What This Means for India's Energy Transition

India's 500 GW renewable energy target by 2030 is not simply a capacity number — it is a supply chain challenge of extraordinary complexity. Achieving it requires reliable, cost-competitive access to trackers, inverters, modules, cables, and structural steel at a scale India has never previously mobilised. When global tracker suppliers consolidate through acquisitions of this size, it can cut both ways for Indian developers: a stronger, better-capitalised supplier may offer more reliable delivery and longer warranties, but a more concentrated market could also reduce competitive pricing pressure on equipment that already accounts for 8–12% of a utility solar project's total capital cost. MNRE and SECI will need to monitor these global supply chain shifts closely as they structure future tender conditions and domestic content requirements under the Approved List of Models and Manufacturers (ALMM) framework.

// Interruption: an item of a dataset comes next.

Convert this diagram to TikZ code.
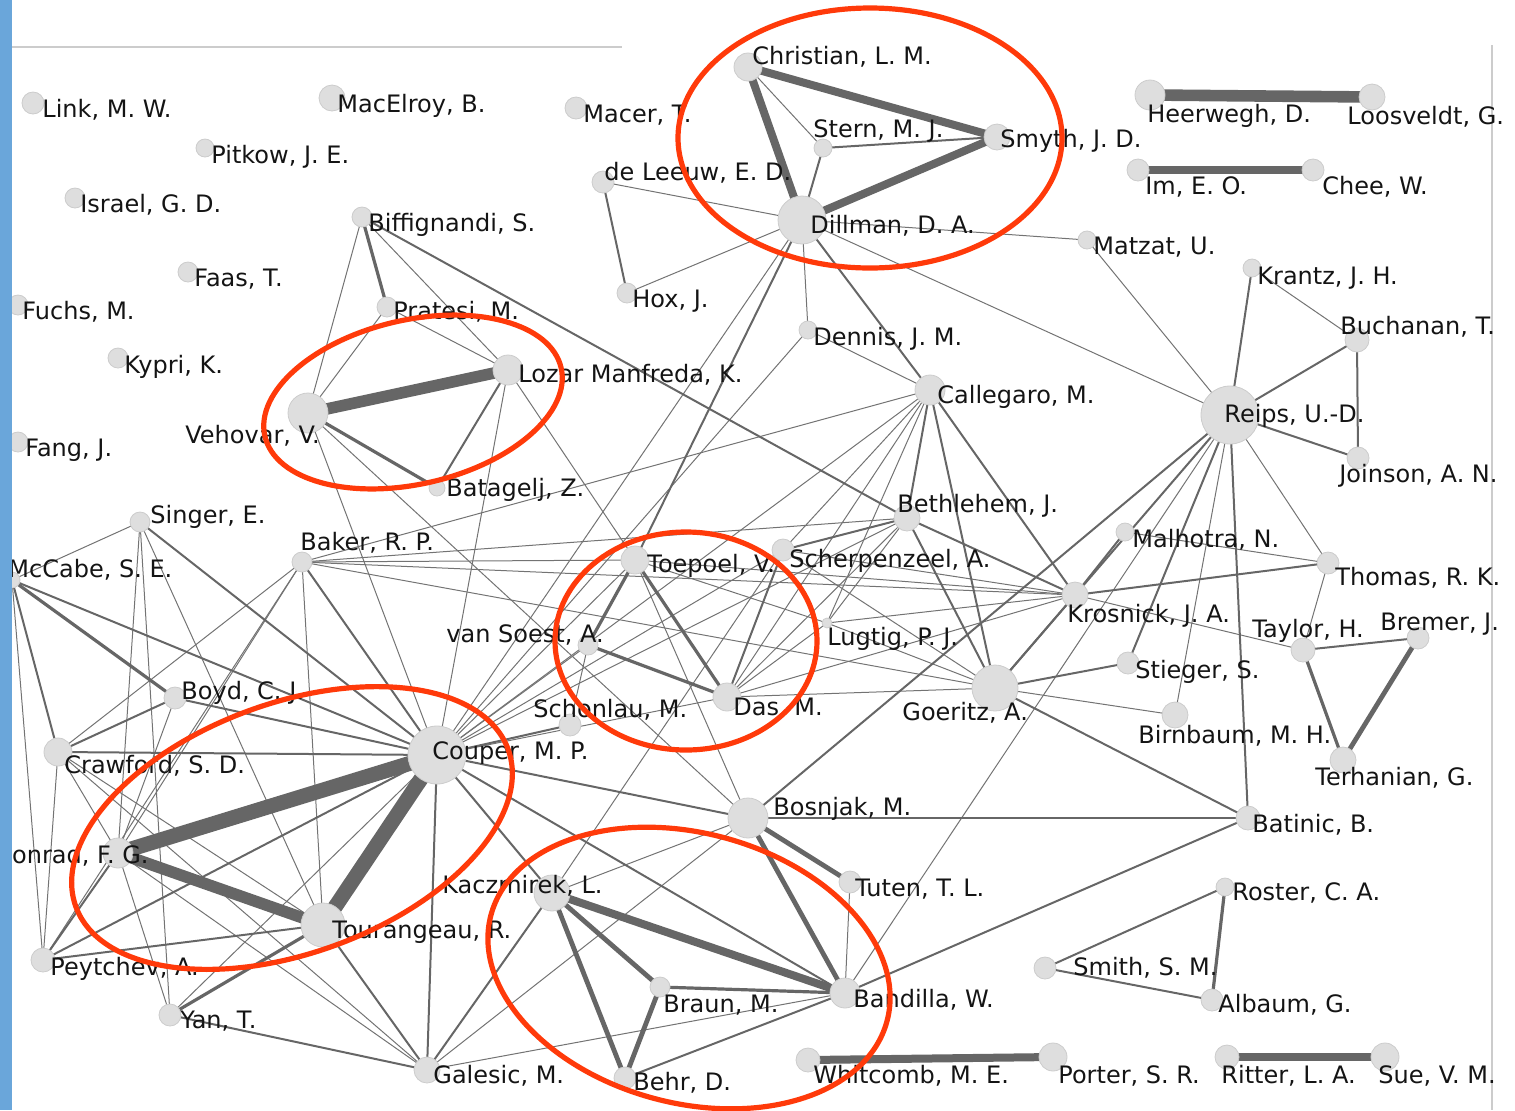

Watch for three things in the months ahead: whether Nextpower signals any intent to establish manufacturing or assembly operations in India to qualify under the Production Linked Incentive (PLI) scheme for solar; how rival tracker suppliers respond to this consolidation with their own M&A moves; and whether SECI's upcoming multi-gigawatt tender rounds see any shift in tracker specification requirements that reflect the changing global supplier landscape. India's energy transition is being shaped as much in boardrooms abroad as in policy corridors in New Delhi.

Key Facts

  • Nextpower is acquiring Zimmermann PV-Steel for $378 million in one of the largest solar tracker sector consolidations globally
  • India added approximately 24 GW of solar capacity in FY2024 and must scale to 40–50 GW per year to meet its 500 GW renewable target by 2030
  • Single-axis trackers improve solar energy yield by 15–25% over fixed-tilt systems, making them standard on utility-scale projects in India's high-radiation states

Frequently Asked Questions

What is a solar tracker and why is it important for large solar projects in India?

A solar tracker is a mounting system that rotates solar panels to follow the sun, boosting energy yield by 15–25% compared to fixed-tilt installations. For India's large utility-scale solar parks in Rajasthan and Gujarat, trackers significantly improve project economics under SECI tenders.

How does the Nextpower acquisition of Zimmermann PV-Steel affect India's solar industry?

The $378 million deal creates a more integrated global tracker supplier, potentially improving delivery reliability for Indian developers. It also signals consolidation in the solar equipment sector, which could affect pricing and competition for tracker supply on India's multi-gigawatt solar project pipeline.

Which Indian companies use solar trackers in their utility-scale projects?

Major Indian renewable developers including Adani Green Energy, ReNew Power, Greenko, NTPC Renewable Energy, JSW Energy, and Torrent Power deploy single-axis trackers across large ground-mounted solar parks, particularly in Rajasthan, Gujarat, Tamil Nadu, Andhra Pradesh, and Karnataka.